At the operational level, CI contributes to:

  • Optimizing pricing strategies based on real-time market data.
  • Aligning production with seasonal and geographic demand patterns.
  • Identifying skill gaps and guiding workforce development.

Incorporating AI tools like predictive analytics and robotic process automation (RPA) further enhances the agility and precision of these decisions, giving African firms a competitive edge.
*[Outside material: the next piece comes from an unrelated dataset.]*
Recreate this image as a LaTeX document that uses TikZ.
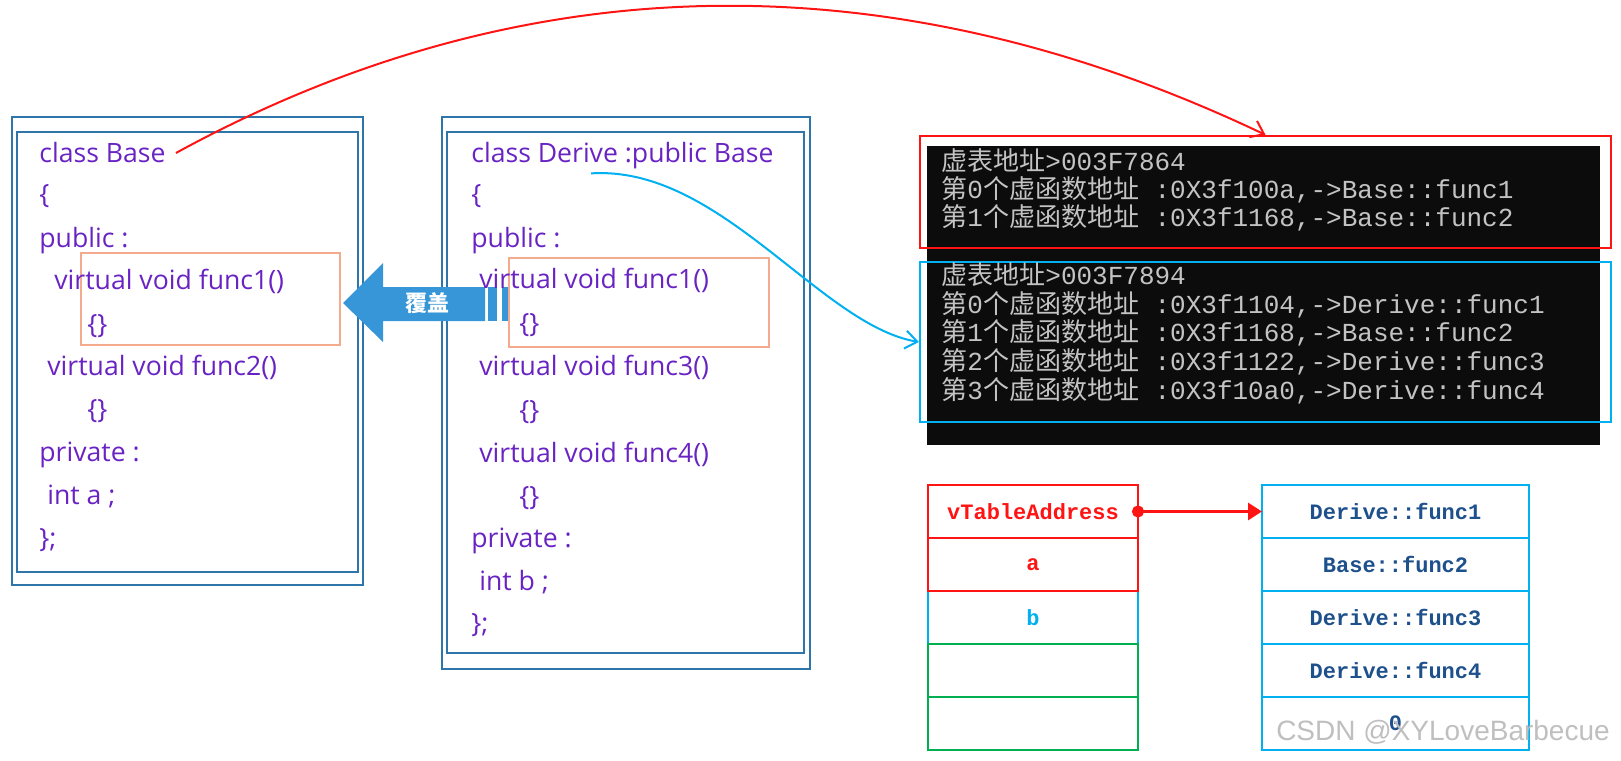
\documentclass[tikz,border=0pt]{standalone}
\usepackage{fontspec}
\setmainfont{Open Sans}
\newfontfamily\cjk{Noto Sans CJK SC}
\newfontfamily\conmono{Liberation Mono}
\newfontfamily\wmfont{Liberation Sans}
\usepackage{xcolor}
\usepackage{tikz}
\usetikzlibrary{arrows.meta, positioning, fit}

\definecolor{codepurple}{RGB}{105,35,195}
\definecolor{frameblue}{RGB}{46,117,170}
\definecolor{overorange}{RGB}{244,170,140}
\definecolor{coverblue}{RGB}{55,150,215}
\definecolor{vcyan}{RGB}{0,176,240}
\definecolor{vgreen}{RGB}{0,176,80}
\definecolor{vred}{RGB}{255,20,20}
\definecolor{fnblue}{RGB}{30,80,140}
\definecolor{congray}{RGB}{195,195,195}
\definecolor{conblack}{RGB}{12,12,12}

\begin{document}
\begin{tikzpicture}[
    x=0.5pt, y=-0.5pt,
    codeline/.style={
      anchor=west, inner sep=0pt, text=codepurple,
      font=\fontsize{13.3}{16}\selectfont,
      text height=9.5pt, text depth=2.5pt
    },
    codeframe/.style={draw=frameblue, line width=1.1pt, inner sep=0pt},
    overbox/.style={draw=overorange, line width=1pt, inner sep=0pt},
    conline/.style={
      anchor=west, inner sep=0pt, text=congray,
      font=\conmono\fontsize{13}{15}\selectfont
    },
    conbox/.style={line width=1.1pt, inner sep=0pt},
    cell/.style={
      rectangle, line width=1.2pt, outer sep=0pt,
      minimum width=105pt, minimum height=26.5pt,
      font=\conmono\bfseries\fontsize{11}{13}\selectfont
    },
    fcell/.style={cell, draw=vcyan, text=fnblue, minimum width=133.5pt},
    redarr/.style={draw=vred, line width=1pt, -{Straight Barb[length=6pt,width=9pt]}},
    bluearr/.style={draw=vcyan, line width=1pt, -{Straight Barb[length=6pt,width=9pt]}},
    ptrarr/.style={draw=vred, line width=1.5pt,
      {Circle[length=6pt]}-{Triangle[length=7pt,width=8.5pt]}, shorten <=-3pt},
    node distance=0pt
  ]
  \useasboundingbox (0,0) rectangle (1621,760);

  % class frames
  \node[codeframe, fit={(12,117) (363,585)}] (baseout) {};
  \node[codeframe, fit={(17,132) (358,572)}] (basein) {};
  \node[codeframe, fit={(442,117) (810,669)}] (deriveout) {};
  \node[codeframe, fit={(447,132) (804,653)}] (derivein) {};
  \node[overbox, fit={(81,253) (340,345)}] (bover) {};
  \node[overbox, fit={(509,258) (769,347)}] (dover) {};

  % override arrow
  \fill[coverblue] (343,303) -- (383,263) -- (383,287) -- (485,287)
    -- (485,321) -- (383,321) -- (383,342) -- cycle;
  \fill[coverblue] (488,287) rectangle (497,321);
  \fill[coverblue] (502,287) rectangle (508,321);
  \node[text=white, font=\cjk\bfseries\fontsize{11}{13}\selectfont] (cover) at (427,303) {覆盖};

  % class Base
  \node[codeline] (bcls) at (39,155) {class Base};
  \node[codeline] (bl2)  at (39,196) {\{};
  \node[codeline] (bl3)  at (39,240) {public :};
  \node[codeline] (bl4)  at (54,282) {virtual void func1()};
  \node[codeline] (bl5)  at (87,326) {\{\}};
  \node[codeline] (bl6)  at (47,368) {virtual void func2()};
  \node[codeline] (bl7)  at (87,411) {\{\}};
  \node[codeline] (bl8)  at (39,454) {private :};
  \node[codeline] (bl9)  at (47,497) {int a ;};
  \node[codeline] (bl10) at (39,540) {\};};

  % class Derive
  \node[codeline] (dcls) at (471,155) {class Derive :public Base};
  \node[codeline] (dl2)  at (471,196) {\{};
  \node[codeline] (dl3)  at (471,240) {public :};
  \node[codeline] (dl4)  at (479,281) {virtual void func1()};
  \node[codeline] (dl5)  at (519,325) {\{\}};
  \node[codeline] (dl6)  at (479,368) {virtual void func3()};
  \node[codeline] (dl7)  at (519,412) {\{\}};
  \node[codeline] (dl8)  at (479,455) {virtual void func4()};
  \node[codeline] (dl9)  at (519,498) {\{\}};
  \node[codeline] (dl10) at (471,540) {private :};
  \node[codeline] (dl11) at (479,583) {int b ;};
  \node[codeline] (dl12) at (471,625) {\};};

  % console output
  \node[fill=conblack, inner sep=0pt, fit={(927,146) (1600,445)}] (console) {};
  \node[conbox, draw=vred, fit={(920,136) (1611,248)}] (vt1) {};
  \node[conbox, draw=vcyan, fit={(920,262) (1611,422)}] (vt2) {};
  \node[conline] (c1) at (941,161) {{\cjk 虚表地址}>003F7864};
  \node[conline] (c2) at (941,190) {{\cjk 第}0{\cjk 个虚函数地址} :0X3f100a,->Base::func1};
  \node[conline] (c3) at (941,218) {{\cjk 第}1{\cjk 个虚函数地址} :0X3f1168,->Base::func2};
  \node[conline] (c4) at (941,275) {{\cjk 虚表地址}>003F7894};
  \node[conline] (c5) at (941,305) {{\cjk 第}0{\cjk 个虚函数地址} :0X3f1104,->Derive::func1};
  \node[conline] (c6) at (941,333) {{\cjk 第}1{\cjk 个虚函数地址} :0X3f1168,->Base::func2};
  \node[conline] (c7) at (941,362) {{\cjk 第}2{\cjk 个虚函数地址} :0X3f1122,->Derive::func3};
  \node[conline] (c8) at (941,391) {{\cjk 第}3{\cjk 个虚函数地址} :0X3f10a0,->Derive::func4};

  % object layout
  \node[cell, draw=vcyan, text=vcyan] (memb) at (1033,617.5) {b};
  \node[cell, draw=vred, text=vred, above=of memb] (mema) {a};
  \node[cell, draw=vred, text=vred, above=of mema] (vtptr) {vTableAddress};
  \node[cell, draw=vgreen, below=of memb] (memc) {};
  \node[cell, draw=vgreen, below=of memc] (memd) {};

  % virtual table
  \node[fcell] (f1) at (1395.5,511.5) {Derive::func1};
  \node[fcell, below=of f1] (f2) {Base::func2};
  \node[fcell, below=of f2] (f3) {Derive::func3};
  \node[fcell, below=of f3] (f4) {Derive::func4};
  \node[fcell, below=of f4] (f5) {0};

  \draw[ptrarr] (vtptr.east) -- (f1.west);

  \draw[redarr] ([shift={(5pt,1pt)}]bcls.east) .. controls (529,-40) and (898,-40) .. (vt1.north);
  \draw[bluearr] ([shift={(60pt,-3pt)}]dcls.south west) .. controls (720,165) and (820,325) .. (vt2.west);

  \node[font=\wmfont\fontsize{14}{16}\selectfont, text=gray!50] (mark) at (1443,732) {CSDN @XYLoveBarbecue};
\end{tikzpicture}
\end{document}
Governments and Institutions

While firms are the primary users of CI, governments and trade institutions must facilitate its adoption by:

  • Investing in digital infrastructure and open data platforms.
  • Supporting CI training and capacity-building programs.
  • Fostering partnerships with universities and AI research hubs.
  • Ensuring regulatory frameworks support ethical and secure data use.
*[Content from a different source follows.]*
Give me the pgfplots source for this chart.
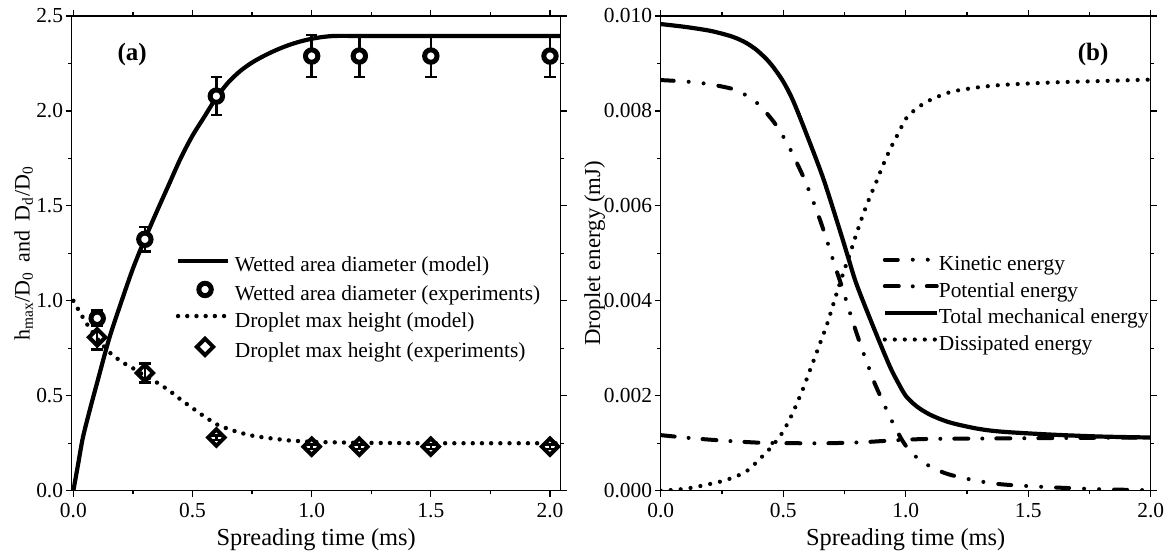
\documentclass[border=0pt]{standalone}
\usepackage{fontspec}
\setmainfont{Liberation Serif}
\usepackage{pgfplots}
\pgfplotsset{compat=1.18}

\pgfplotsset{
  mystyle/.style={
    scale only axis,
    tick align=outside,
    major tick length=3pt,
    minor tick length=1.8pt,
    axis line style={line width=0.6pt},
    every tick/.style={black, line width=0.6pt},
    /pgf/number format/assume math mode=true,
    tick label style={font=\fontsize{10.7}{12}\selectfont},
    every axis x label/.style={at={(axis description cs:0.5,-0.103)}, anchor=center, font=\fontsize{12.2}{14}\selectfont},
    legend cell align=left,
    legend style={draw=none, fill=none, inner sep=0pt, outer sep=0pt,
      font=\fontsize{10.7}{12}\selectfont, row sep=3.3pt, column sep=0pt,
      nodes={inner sep=0pt, text height=7.5pt, text depth=2.5pt}},
  },
  dotA/.style={black, line width=2.2pt, line cap=round, dash pattern=on 0pt off 4.6pt},
  dotB/.style={black, line width=2.1pt, line cap=round, dash pattern=on 0pt off 5pt},
}

\begin{document}
\begin{tikzpicture}
\useasboundingbox (0,0) rectangle (584pt,277.5pt);

% ---------------- panel (a) ----------------
\begin{axis}[mystyle,
  at={(35.85pt,32.15pt)}, anchor=south west,
  width=244.5pt, height=237.35pt,
  xmin=-0.007, xmax=2.045, ymin=0, ymax=2.5,
  xtick={0,0.5,1,1.5,2}, ytick={0,0.5,1,1.5,2,2.5},
  minor x tick num=1, minor y tick num=1,
  xticklabel style={/pgf/number format/.cd, fixed, fixed zerofill, precision=1},
  yticklabel style={xshift=2.2pt, /pgf/number format/.cd, fixed, fixed zerofill, precision=1},
  xlabel={Spreading time (ms)},
  ylabel={h\textsubscript{max}/D\textsubscript{0}\,\ and\ \,D\textsubscript{d}/D\textsubscript{0}},
  every axis y label/.style={at={(axis description cs:-0.098,0.5)}, rotate=90, anchor=center, font=\fontsize{11}{13}\selectfont},
  legend style={at={(axis description cs:0.213,0.493)}, anchor=north west},
  legend image code/.code={\draw[mark repeat=2,mark phase=2,#1] plot coordinates {(0pt,3pt) (13.5pt,3pt) (25pt,3pt)}; \path (27.3pt,3pt);},
]
\addplot[black, line width=2.1pt, smooth] coordinates {
(0,0) (0.02,0.14) (0.04,0.28) (0.07,0.43) (0.1,0.57) (0.15,0.80) (0.2,0.99)
(0.25,1.17) (0.3,1.325) (0.35,1.47) (0.4,1.61) (0.45,1.75) (0.5,1.87)
(0.55,1.97) (0.6,2.07) (0.65,2.15) (0.7,2.21) (0.75,2.255) (0.8,2.29)
(0.85,2.32) (0.9,2.345) (0.95,2.365) (1.0,2.38) (1.05,2.39) (1.1,2.395)
(1.2,2.395) (1.5,2.395) (2.045,2.395)};
\addlegendentry{Wetted area diameter (model)}

\addplot[only marks, mark=*, mark size=3.1pt,
  mark options={fill=white, draw=black, line width=2.5pt},
  error bars/.cd, y dir=both, y explicit,
  error bar style={line width=1.3pt, black},
  error mark options={rotate=90, mark size=2.9pt, line width=1.3pt, black}]
  table[x=x, y=y, y error=e] {
x y e
0.1 0.908 0.04
0.3 1.324 0.065
0.6 2.078 0.10
1.0 2.289 0.11
1.2 2.289 0.11
1.5 2.289 0.11
2.0 2.289 0.11
};
\addlegendentry{Wetted area diameter (experiments)}

\addplot[dotA] coordinates {
(0,1.0) (0.05,0.89) (0.1,0.80) (0.15,0.73) (0.2,0.68) (0.25,0.645) (0.3,0.605)
(0.35,0.57) (0.4,0.53) (0.45,0.48) (0.5,0.435) (0.55,0.39) (0.6,0.35)
(0.65,0.325) (0.7,0.305) (0.75,0.29) (0.8,0.28) (0.9,0.265) (1.0,0.257)
(1.2,0.252) (1.5,0.25) (2.045,0.25)};
\addlegendentry{Droplet max height (model)}

\addplot[only marks, mark=square, mark size=2.9pt,
  mark options={fill=white, draw=black, line width=2pt, rotate=45, solid},
  error bars/.cd, y dir=both, y explicit,
  error bar style={line width=1.3pt, black},
  error mark options={rotate=90, mark size=2.9pt, line width=1.3pt, black}]
  table[x=x, y=y, y error=e] {
x y e
0.1 0.808 0.065
0.3 0.62 0.05
0.6 0.28 0.012
1.0 0.232 0.012
1.2 0.232 0.012
1.5 0.232 0.012
2.0 0.232 0.012
};
\addlegendentry{Droplet max height (experiments)}

\node[font=\fontsize{12.5}{14}\selectfont\bfseries] at (axis cs:0.247,2.295) {(a)};
\end{axis}

% ---------------- panel (b) ----------------
\begin{axis}[mystyle,
  at={(330.35pt,32.15pt)}, anchor=south west,
  width=245pt, height=237.35pt,
  xmin=0, xmax=2, ymin=0, ymax=0.010,
  xtick={0,0.5,1,1.5,2}, ytick={0,0.002,0.004,0.006,0.008,0.010},
  minor x tick num=1, minor y tick num=1,
  scaled y ticks=false,
  xticklabel style={/pgf/number format/.cd, fixed, fixed zerofill, precision=1},
  yticklabel style={xshift=2.2pt, /pgf/number format/.cd, fixed, fixed zerofill, precision=3},
  xlabel={Spreading time (ms)},
  ylabel={Droplet energy (mJ)},
  every axis y label/.style={at={(axis description cs:-0.135,0.5)}, rotate=90, anchor=center, font=\fontsize{11.4}{14}\selectfont},
  legend style={at={(axis description cs:0.453,0.495)}, anchor=north west},
  legend image code/.code={\draw[#1] (0pt,3pt) -- (26pt,3pt); \path (26pt,3pt);},
]
\addplot[black, line width=2pt, line cap=round,
  dash pattern=on 6.5pt off 7.5pt on 0pt off 7.5pt on 0pt off 7.5pt, smooth] coordinates {
(0,0.00865) (0.1,0.00862) (0.19,0.00857) (0.295,0.00846) (0.358,0.00830)
(0.405,0.00811) (0.467,0.00773) (0.518,0.00730) (0.545,0.00702) (0.585,0.00658)
(0.619,0.00614) (0.641,0.00584) (0.671,0.00539) (0.698,0.00495) (0.718,0.00463)
(0.745,0.00421) (0.773,0.00374) (0.793,0.00342) (0.822,0.00298) (0.854,0.00253)
(0.875,0.00224) (0.936,0.00155) (0.977,0.00114) (1.0,0.00095) (1.03,0.00077)
(1.06,0.00064) (1.1,0.00051) (1.15,0.00039) (1.2,0.00031) (1.3,0.00020)
(1.4,0.00013) (1.6,0.00007) (1.8,0.00003) (2.0,0.00001)};
\addlegendentry{Kinetic energy}

\addplot[black, line width=2pt, line cap=round,
  dash pattern=on 7pt off 7pt on 0pt off 7pt, smooth] coordinates {
(0,0.00117) (0.14,0.00110) (0.27,0.00105) (0.41,0.00101) (0.55,0.00100)
(0.68,0.00100) (0.82,0.00102) (0.95,0.00106) (1.09,0.00109) (1.36,0.00110)
(1.63,0.00111) (2.0,0.00112)};
\addlegendentry{Potential energy}

\addplot[black, line width=2.1pt, smooth] coordinates {
(0,0.00983) (0.1,0.00977) (0.2,0.00969) (0.27,0.00960) (0.31,0.00953)
(0.35,0.00943) (0.39,0.00929) (0.43,0.00910) (0.46,0.00892) (0.5,0.00862)
(0.54,0.00822) (0.596,0.00750) (0.664,0.00657) (0.732,0.00547) (0.766,0.00490)
(0.80,0.00434) (0.868,0.00345) (0.936,0.00261) (0.977,0.00220) (1.0,0.00200)
(1.03,0.00184) (1.06,0.00172) (1.1,0.00160) (1.15,0.00149) (1.2,0.00141)
(1.3,0.00130) (1.4,0.00124) (1.6,0.00118) (1.8,0.00114) (2.0,0.00112)};
\addlegendentry{Total mechanical energy}

\addplot[dotB, smooth] coordinates {
(0,0.00000) (0.1,0.00004) (0.2,0.00014) (0.27,0.00023) (0.35,0.00041)
(0.42,0.00075) (0.46,0.00097) (0.5,0.00125) (0.54,0.00165) (0.582,0.00216)
(0.602,0.00244) (0.63,0.00282) (0.65,0.00310) (0.678,0.00349) (0.698,0.00382)
(0.722,0.00422) (0.745,0.00458) (0.78,0.00511) (0.80,0.00543) (0.827,0.00583)
(0.854,0.00619) (0.882,0.00653) (0.906,0.00684) (0.936,0.00719) (0.970,0.00753)
(1.0,0.00783) (1.03,0.00799) (1.06,0.00811) (1.1,0.00823) (1.15,0.00834)
(1.2,0.00842) (1.3,0.00850) (1.4,0.00855) (1.6,0.00860) (1.8,0.00863)
(2.0,0.00866)};
\addlegendentry{Dissipated energy}

\node[font=\fontsize{12.5}{14}\selectfont\bfseries] at (axis cs:1.765,0.00918) {(b)};
\end{axis}
\end{tikzpicture}
\end{document}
Moreover, regional bodies like the African Union and AfCFTA Secretariat should encourage the development of continent-wide CI networks that help small and medium enterprises (SMEs) overcome barriers to market intelligence access.

 

CI in the Age of AI: A Catalyst for Sustainable Growth

The integration of AI into CI is a game-changer. Tools like sentiment analysis, geospatial intelligence, and automated supply chain monitoring provide African enterprises with unprecedented capabilities to compete globally. Importantly, this also opens the door for inclusive growth—as digital CI platforms become more accessible, even micro-enterprises can compete effectively in AfCFTA’s single market.

 

Furthermore, AI-powered CI supports sustainable development by:

  • Identifying green growth opportunities and ESG-compliant markets.
  • Tracking environmental impacts across value chains.
  • Supporting policy innovation through advanced modeling and simulation.

 

Key Benefits of Competitive Intelligence for AfCFTA Participants

  • Market Entry and Expansion
  • Understanding Competitor Strategies
  • Risk Mitigation
  • Government Policy and Investment
  • Strategic Alliances and Partnerships

 

Challenges to Effective Competitive Intelligence in the AfCFTA

  • Lack of robust data infrastructure across the continent
  • Lack of CI expertise.

 

Conclusion

The AfCFTA represents a transformative opportunity for Africa’s economic future. But realizing its full potential in the AI era requires more than policy alignment and infrastructure—it demands intelligence. Competitive Intelligence, augmented by artificial intelligence, is the strategic asset that will distinguish the leaders from the laggards in this new continental economy. By embedding CI into both strategic and operational layers of decision-making, and ensuring its diffusion across firms and institutions, African nations can create a more competitive, resilient, and inclusive economy. This is not only a path to growth—it is the foundation for sustainable prosperity in a connected, data-driven world.